I chose these two occupations to make a point. More females tend to congregate in occupations such as office and administrative support (i.e. secretary, customer service, billing), service (i.e.retail, education, healthcare) and professional jobs (i.e. legal, accounting, design) - traditionally lower paying on average than sales, management, maintenance and production/transportation. Within the professional category, for example, "the proportion of women employed in the higher paying job groups is much smaller than the proportion of men" (BLS, 2013, p. 2). For example, merely 9% of women were employed in the relatively high-paying computer and engineering fields versus 45% of men. Women were more likely to work in education and healthcare in which the pay is generally lower (68% compared to 30% of men).
Women, our career choices have determined our pay and are contributing to the overall gender pay gap.
Even if they are staying within the same job categories, we're teaching them to negotiate their salary, which was a major failing of gen-x and y women. Nobody told us to negotiate, not to mention how. We just took the pay they offered, said thank you kind sir, curtseyed and got our nails done on the way home.
Ok, no, but you get the gist.
Here's the biggest thing that the media doesn't tell the general public either. Women 25-34 earned 90% of what men earned - even with the congregation of more women in lower paying industries. What's more? 16-24 year old women were not far behind at 89%.
Here's how I explain it to my students - both men and women. We talk about the latest BLS numbers that were reported and I give them my spiel about the occupational clustering affecting the overall pay discrepancies between genders. Then I ask them if they grew up in dual income households their entire life.
About half raise their hands. Here's what I hear most often: Mom worked part-time when I was young and then (a) went back to school, (b) went back to work full-time, (c) kept working part-time, (d) ate bon-bons on the couch while watching her "stories." Ok, they never say (d).
Really, they are the problem - those dang kids. Dr.
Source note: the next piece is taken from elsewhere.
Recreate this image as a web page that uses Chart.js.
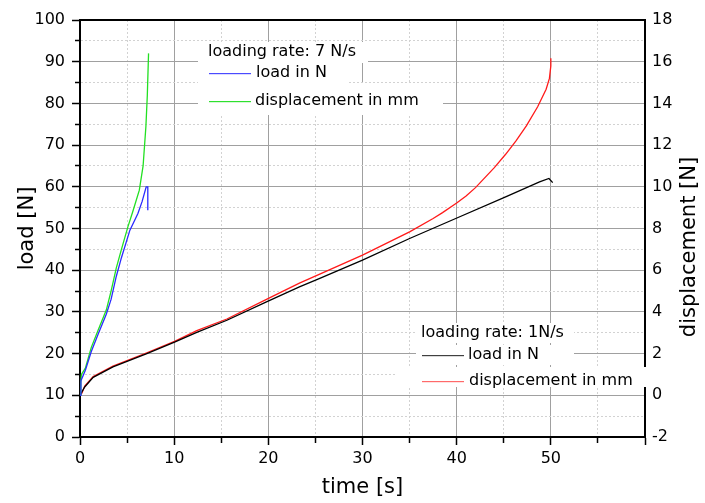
<!DOCTYPE html>
<html>
<head>
<meta charset="utf-8">
<script src="https://cdn.jsdelivr.net/npm/chart.js@4"></script>
<style>
  html, body { margin: 0; padding: 0; background: #fff; }
  #wrap { width: 705px; height: 503px; }
</style>
</head>
<body>
<div id="wrap"><canvas id="loadChart" width="705" height="503"></canvas></div>
<script>
// loading rate 7 N/s
const fastLoadTime = [0, 0.1, 0.57, 1.2, 1.9, 2.8, 3.3, 3.85, 4.4, 5.3, 6.15, 6.6, 7.03, 7.2, 7.2];
const fastLoad     = [10, 13.5, 16, 20.5, 24.5, 29.5, 33, 38.5, 43, 49.6, 53.6, 56.5, 60, 60, 54.4];
const fastDispTime = [0, 0.08, 0.15, 0.57, 1.2, 1.9, 2.8, 3.3, 3.85, 4.4, 5.1, 5.6, 6.3, 6.7, 7.0, 7.15, 7.28];
const fastDisp     = [0, 0.6, 1.0, 1.3, 2.3, 3.1, 4.1, 5.0, 6.1, 7.0, 8.1, 8.8, 9.84, 11.0, 12.9, 14.4, 16.4];

// loading rate 1 N/s
const slowLoadTime = [0, 0.5, 1.4, 3.5, 7.1, 10.1, 12.4, 15.6, 19.8, 23.3, 25.4, 30, 35, 39.9, 45.2, 48.8, 49.8, 50.2];
const slowLoad     = [10, 12, 14.3, 16.8, 20, 22.8, 25.1, 28, 32.4, 36, 38, 42.4, 47.6, 52.4, 57.6, 61.2, 62, 61];
const slowDispTime = [0, 0.2, 0.5, 1.4, 3.5, 7.1, 10.1, 12.4, 15.6, 19.8, 23.3, 25.4, 30, 35, 37.5, 38.5, 40, 41,
                      42, 44, 45.2, 46.3, 47.4, 48.6, 49.5, 49.85, 50.0, 50.0];
const slowDisp     = [0, 0.1, 0.44, 0.9, 1.4, 2.04, 2.6, 3.1, 3.66, 4.6, 5.38, 5.8, 6.72, 7.84, 8.48, 8.76, 9.22, 9.56,
                      9.96, 10.92, 11.56, 12.2, 12.92, 13.84, 14.68, 15.2, 15.8, 16.16];

const toPoints = (xs, ys) => xs.map((x, i) => ({ x: x, y: ys[i] }));

Chart.defaults.font.family = "'DejaVu Sans', sans-serif";
Chart.defaults.font.size = 16;
Chart.defaults.color = '#000';

const isMajor = (ctx, step) => ctx.tick && Math.round(ctx.tick.value) % step === 0;

function gridColor(lo, hi) {
    return ctx => {
        if (!ctx.tick) return '#a0a0a0';
        const v = ctx.tick.value;
        if (v === lo || v === hi) return 'rgba(0,0,0,0)';
        return v % 10 === 0 ? '#a0a0a0' : '#d2d2d2';
    };
}

// top frame line, right title, legend boxes
const framePlugin = {
    id: 'frame',
    afterDraw(chart) {
        const { ctx, chartArea } = chart;
        ctx.save();
        ctx.fillStyle = '#000';
        ctx.fillRect(chartArea.left - 1, chartArea.top - 1, chartArea.right - chartArea.left + 2, 2);

        // right axis title, reads bottom to top
        ctx.save();
        ctx.translate(690, 247);
        ctx.rotate(-Math.PI / 2);
        ctx.font = "21px 'DejaVu Sans'";
        ctx.textAlign = 'center';
        ctx.textBaseline = 'middle';
        ctx.fillText('displacement [N]', 0, 0);
        ctx.restore();

        ctx.font = "16px 'DejaVu Sans'";
        ctx.textBaseline = 'middle';
        ctx.textAlign = 'left';
        const rows = [
            { box: [198, 42, 170, 21], text: 'loading rate: 7 N/s', tx: 208, ty: 52 },
            { box: [198, 63, 150, 20], text: 'load in N', tx: 256, ty: 73, line: '#4a4aff', lx: 209 },
            { box: [198, 83, 245, 32], text: 'displacement in mm', tx: 255, ty: 101, line: '#2ee02e', lx: 209 },
            { box: [416, 323, 158, 20], text: 'loading rate: 1N/s', tx: 421, ty: 333 },
            { box: [416, 345, 158, 20], text: 'load in N', tx: 468, ty: 355, line: '#404040', lx: 422 },
            { box: [395, 367, 255, 20], text: 'displacement in mm', tx: 469, ty: 381, line: '#ff6a6a', lx: 422 }
        ];
        rows.forEach(r => {
            ctx.fillStyle = '#fff';
            ctx.fillRect(r.box[0], r.box[1], r.box[2], r.box[3]);
        });
        rows.forEach(r => {
            ctx.fillStyle = '#000';
            ctx.fillText(r.text, r.tx, r.ty);
            if (r.line) {
                ctx.fillStyle = r.line;
                ctx.fillRect(r.lx, r.ty, 42, 1.2);
            }
        });
        ctx.restore();
    }
};

const chartCtx = document.getElementById('loadChart').getContext('2d');
let loadChart = new Chart(chartCtx, {
    type: 'line',
    data: {
        datasets: [{
            label: 'load in N (7 N/s)',
            data: toPoints(fastLoadTime, fastLoad),
            borderColor: '#2a2aff',
            yAxisID: 'y'
        }, {
            label: 'displacement in mm (7 N/s)',
            data: toPoints(fastDispTime, fastDisp),
            borderColor: '#22e022',
            yAxisID: 'y1'
        }, {
            label: 'load in N (1 N/s)',
            data: toPoints(slowLoadTime, slowLoad),
            borderColor: '#000',
            yAxisID: 'y'
        }, {
            label: 'displacement in mm (1 N/s)',
            data: toPoints(slowDispTime, slowDisp),
            borderColor: '#ff1a1a',
            yAxisID: 'y1'
        }]
    },
    options: {
        responsive: false,
        animation: false,
        elements: {
            point: { radius: 0 },
            line: { borderWidth: 1.3, tension: 0, fill: false }
        },
        layout: { padding: { top: 20 } },
        plugins: {
            legend: { display: false },
            tooltip: { enabled: false }
        },
        scales: {
            x: {
                type: 'linear',
                min: 0,
                max: 60,
                afterFit: s => { s.height = 66; },
                ticks: {
                    stepSize: 5,
                    padding: 4,
                    maxRotation: 0,
                    autoSkip: false,
                    callback: v => (v % 10 === 0 && v < 60) ? v : ''
                },
                grid: {
                    color: gridColor(0, 60),
                    tickColor: '#000',
                    tickLength: 8,
                    tickWidth: 1.5,
                    tickBorderDash: ctx => isMajor(ctx, 10) ? [] : [5, 100]
                },
                border: { color: '#000', width: 2, dash: ctx => (ctx.tick && ctx.tick.value % 10 !== 0) ? [2, 2] : [] },
                title: {
                    display: true,
                    text: 'time [s]',
                    font: { size: 21 },
                    padding: { top: 0, bottom: 3 }
                }
            },
            y: {
                position: 'left',
                min: 0,
                max: 100,
                afterFit: s => { s.width = 80; },
                ticks: {
                    stepSize: 5,
                    padding: 7,
                    autoSkip: false,
                    callback: v => v % 10 === 0 ? v : ''
                },
                grid: {
                    color: gridColor(0, 100),
                    tickColor: '#000',
                    tickLength: 8,
                    tickWidth: 1.5,
                    tickBorderDash: ctx => isMajor(ctx, 10) ? [] : [0, 3, 5, 100]
                },
                border: { color: '#000', width: 2, dash: ctx => (ctx.tick && ctx.tick.value % 10 !== 0) ? [2, 2] : [] },
                title: {
                    display: true,
                    text: 'load [N]',
                    font: { size: 21 },
                    padding: { top: 15, bottom: 0 }
                }
            },
            y1: {
                position: 'right',
                min: -2,
                max: 18,
                afterFit: s => { s.width = 60; },
                ticks: { stepSize: 2, padding: 7 },
                grid: { drawOnChartArea: false, drawTicks: false },
                border: { color: '#000', width: 2 },
                title: { display: false }
            }
        }
    },
    plugins: [framePlugin]
});
</script>
</body>
</html>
Francine Blau, award winning economist and expert in the gender pay gap explains several reasons for the gap. First, she said women have traditionally been less qualified than men, probably due to an unequal number of women pursuing higher education, which is being remedied with this generation of women as I type this sentence. Second, women traditionally moved in and out of the workforce which created an experience gap. Thus, their wages were naturally lower in relation to men because of this.
It makes sense that if we choose to have less experience, for whatever reason, our pay will decrease. Right?
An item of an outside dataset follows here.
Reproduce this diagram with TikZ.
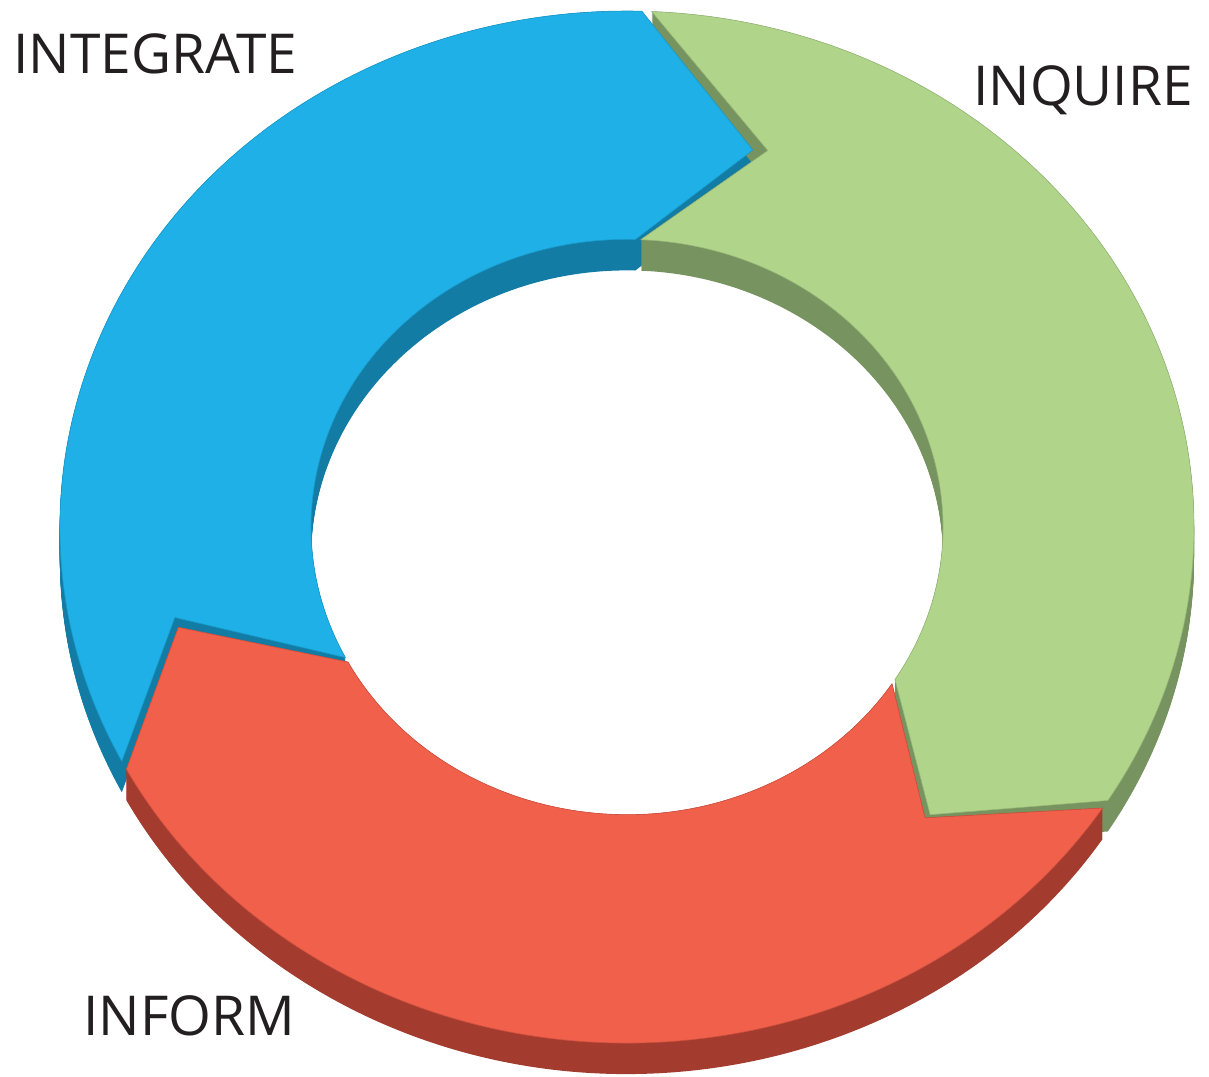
\documentclass[tikz,border=0pt]{standalone}
\usepackage{fontspec}
\setmainfont{Open Sans}
\definecolor{blueTop}{RGB}{30,176,230}
\definecolor{blueSide}{RGB}{19,124,164}
\definecolor{greenTop}{RGB}{176,213,138}
\definecolor{greenSide}{RGB}{119,147,95}
\definecolor{redTop}{RGB}{240,96,75}
\definecolor{redSide}{RGB}{163,60,47}
\definecolor{labelInk}{RGB}{35,31,32}
% #1 tail angle, #2 head-base angle, #3 tip angle, #4/#5 tip radii, #6 notch angle, #7/#8 notch radii
\newcommand\ringseg[8]{(#1:567pt and 516pt) arc[start angle=#1,end angle=#2,x radius=567pt,y radius=516pt] -- (#3:#4pt and #5pt) -- (#2:316pt and 287.6pt) arc[start angle=#2,end angle=#1,x radius=316pt,y radius=287.6pt] -- (#6:#7pt and #8pt) -- cycle}
\newcommand\blueseg{\ringseg{207}{88.5}{73.1}{433}{394.0}{192.4}{463}{421.3}}
\newcommand\greenseg{\ringseg{87.5}{-32}{-46.2}{438}{398.6}{71.2}{437}{397.7}}
\newcommand\redseg{\ringseg{-33}{-152}{-166.2}{462}{420.4}{-47.0}{437}{397.7}}
\tikzset{
  toplabel/.style={font=\fontsize{55}{60}\selectfont, text=labelInk, inner sep=0pt, anchor=base west},
  topface/.style={fill=#1Top, draw=#1Side!45!#1Top, line width=0.6pt, line join=round},
  sideface/.style={fill=#1Side}
}
\begin{document}
\begin{tikzpicture}
\useasboundingbox (0pt,0pt) rectangle (1209pt,-1076pt);
\begin{scope}[shift={(627pt,-527pt)}]
  % extruded sides (painter's order: blue, green, red)
  \foreach \d in {0,1,...,31}{
    \fill[sideface=blue, yshift=-\d pt] \blueseg;
  }
  \foreach \d in {0,1,...,31}{
    \fill[sideface=green, yshift=-\d pt] \greenseg;
  }
  \foreach \d in {0,1,...,31}{
    \fill[sideface=red, yshift=-\d pt] \redseg;
  }
  % top faces
  \path[topface=blue] \blueseg;
  \path[topface=green] \greenseg;
  \path[topface=red] \redseg;
\end{scope}
\node[toplabel] (integrate) at (13pt,-73pt) {INTEGRATE};
\node[toplabel] (inquire) at (973pt,-105pt) {INQUIRE};
\node[toplabel] (inform) at (83pt,-1035pt) {INFORM};
\end{tikzpicture}
\end{document}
Rising to the executive ranks within a company, where the real money is made in business, takes time. It takes an entire career for most people. Late career-stage women in 2013 needed to have made the choice to Lean In in the 1990's. Society was still warming to this issue, if I recall.
When Blau and her research partner, husband Lawrence Kahn, further studied the issue and controlled for factors such as human capital, occupation and industry - women make 91% of men's salary. This unexplained gap, 9%, is possibly due to discrimination, but they aren't really sure.
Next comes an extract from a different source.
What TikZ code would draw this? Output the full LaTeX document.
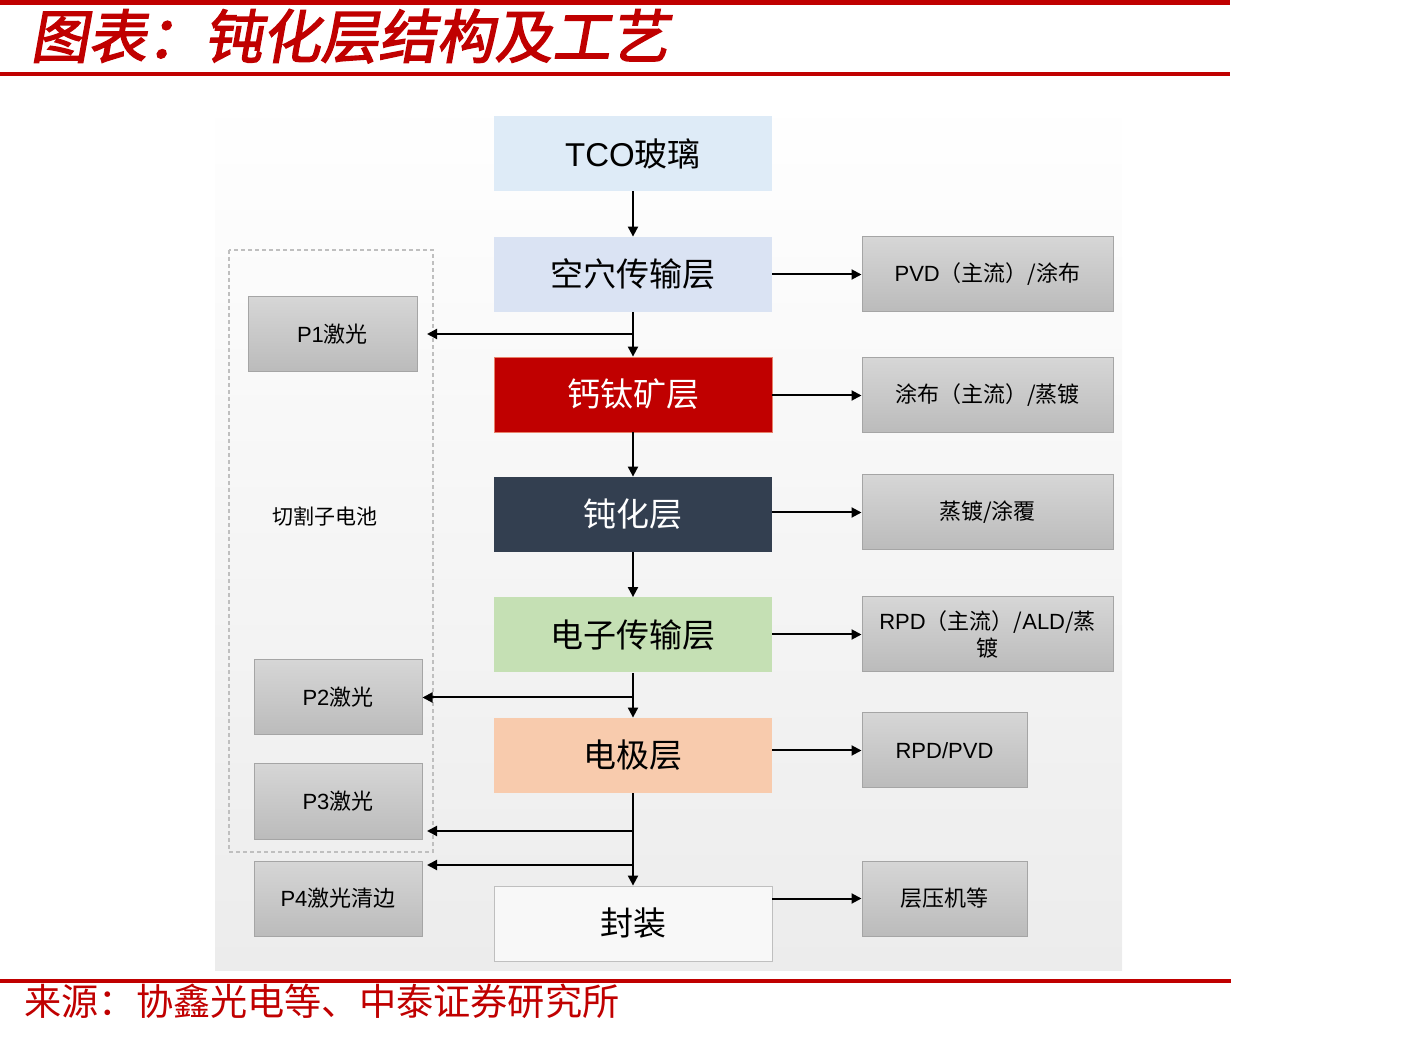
\documentclass[tikz,border=0pt]{standalone}
\usepackage{fontspec}
\setmainfont{Liberation Sans}
\newfontfamily\cjk{Noto Sans CJK SC}
\newfontfamily\titlefont{Noto Sans CJK SC}[FakeSlant=0.18,FakeBold=2.5]
\usetikzlibrary{arrows.meta}
\definecolor{hdred}{HTML}{C00000}
\definecolor{tcoblue}{HTML}{DEEBF7}
\definecolor{htlblue}{HTML}{DAE3F3}
\definecolor{pvkred}{HTML}{C00000}
\definecolor{pvkedge}{HTML}{E8806A}
\definecolor{pasnavy}{HTML}{333F50}
\definecolor{etlgreen}{HTML}{C5E0B4}
\definecolor{elcorange}{HTML}{F8CBAD}
\definecolor{fzwhite}{HTML}{F8F8F8}
\definecolor{panelgray}{HTML}{ECECEC}
\definecolor{proctop}{HTML}{D6D6D6}
\definecolor{procbot}{HTML}{BBBBBB}
\definecolor{procedge}{HTML}{A5A5A5}
\begin{document}
\begin{tikzpicture}[x=0.5pt,y=-0.5pt,
  arr/.style={-{Triangle[length=5pt,width=5pt]},line width=1pt},
  layer/.style={minimum width=139pt,minimum height=37.5pt,inner sep=0pt,
    font=\cjk\fontsize{16.5}{18}\selectfont},
  proc/.style={draw=procedge,line width=0.5pt,top color=proctop,bottom color=procbot,
    minimum height=37.5pt,inner sep=0pt,align=center,
    font=\cjk\fontsize{11}{13.5}\selectfont}]
\useasboundingbox (0,0) rectangle (1410,1037);

\fill[hdred] (0,0) rectangle (1230,5);
\fill[hdred] (0,72) rectangle (1230,76);
\fill[hdred] (0,979) rectangle (1231,983);
\node[anchor=base west,text=hdred,inner sep=0pt,font=\titlefont\fontsize{29}{31}\selectfont]
  (title) at (30,58) {图表：钝化层结构及工艺};
\node[anchor=base west,text=hdred,inner sep=0pt,font=\cjk\fontsize{18.6}{20}\selectfont]
  (src) at (24,1015) {来源：协鑫光电等、中泰证券研究所};

\shade[top color=white,bottom color=panelgray] (215,95) rectangle (1122,970);
\draw[black!25,line width=0.7pt,dash pattern=on 2pt off 1.5pt] (229,250) rectangle (433,852);
\node[font=\cjk\fontsize{10.5}{12}\selectfont] (cut) at (325,516) {切割子电池};

\foreach \nm/\y/\col/\tc/\bd/\lab in {
tco/153.5/tcoblue/black/none/{{\rmfamily TCO}玻璃},
htl/274.5/htlblue/black/none/{空穴传输层},
pvk/394.5/pvkred/white/pvkedge/{钙钛矿层},
pas/514.5/pasnavy/white/none/{钝化层},
etl/635/etlgreen/black/none/{电子传输层},
elc/755.5/elcorange/black/none/{电极层},
fz/923.5/fzwhite/black/{black!25}/{封装}}
{
  \node[layer,fill=\col,text=\tc,draw=\bd] (\nm) at (633,\y) {\lab};
}

\foreach \nm/\x/\y/\w/\lab in {
pvd/987.5/274.5/125.5/{{\rmfamily PVD}（主流）/涂布},
tb/987.5/395.5/125.5/{涂布（主流）/蒸镀},
zd/987.5/512.5/125.5/{蒸镀/涂覆},
rpd/987.5/634.5/125.5/{{\rmfamily RPD}（主流）/{\rmfamily ALD}/蒸\\镀},
rpv/944.5/750.5/82.5/{{\rmfamily RPD/PVD}},
cy/944.5/898.5/82.5/{层压机等},
p1/332.5/334.5/84.5/{{\rmfamily P1}激光},
p2/338/697.5/84/{{\rmfamily P2}激光},
p3/338/801.5/84/{{\rmfamily P3}激光},
p4/338/898.5/84/{{\rmfamily P4}激光清边}}
{
  \node[proc,minimum width=\w pt] (\nm) at (\x,\y) {\lab};
}

\coordinate (p1in) at (427,334);
\coordinate (p3in) at (427,831);
\coordinate (p4in) at (427,865);

\draw[arr] (tco) -- (htl);
\draw[arr] (htl) -- (pvk);
\draw[arr] (pvk) -- (pas);
\draw[arr] (pas) -- (etl);
\draw[arr] (etl) -- (elc);
\draw[arr] (elc) -- (fz);
\draw[arr] (htl.south |- p1in) -- (p1in);
\draw[arr] (etl.south |- p2.east) -- (p2.east);
\draw[arr] (elc.south |- p3in) -- (p3in);
\draw[arr] (elc.south |- p4in) -- (p4in);
\foreach \a/\b in {htl/pvd,pvk/tb,pas/zd,etl/rpd,elc/rpv,fz/cy}
  \draw[arr] (\a.east |- \b.west) -- (\b.west);
\end{tikzpicture}
\end{document}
Like, really, they don't know. Brilliant economists haven't a clue.
In other words, you take a man and a woman in the same occupation with the exact same amount of experience, time on the job, educational level and expertise -the gap is, at maximum, 9%.
That's a whole bunch less than what's being reported every stinkin' year, over and over and over.
I think the gap really happens when women, more often than men, choose to opt out of the full time job situation for family reasons. A women on maternity leave has six weeks less face time, less experience, less opportunities, less time than a male counterpart who did not.
Multiply this for all the women in the U.S., plus the added reasons above and, well, there's your gap. It's not discrimination. It's choice. We choose to raise families. Is it fair? No. Have we as a society done a better job at instituting fairer family leave policies, addressing work-life balance issues, recognizing the importance of wellness and creating more robust paternity leave policies? Yes.
Ben Waber recently wrote a piece in Bloomberg Business week about gender bias by the numbers. He and his colleagues found that in the workplace, "we reward men for being parents but punish women - that's gender bias" (p. 9). He argues the cognitive biases are the far greater challenge. Attitudes are hard-wired into the minds of men and women to view men with children as more responsible and hence, more desirable job candidates. In contrast, women with children were viewed as more likely to sacrifice job duties for family commitments than men.
Did you catch that? Men and women job candidates were viewed this way by men and women employers. They were not actually this way.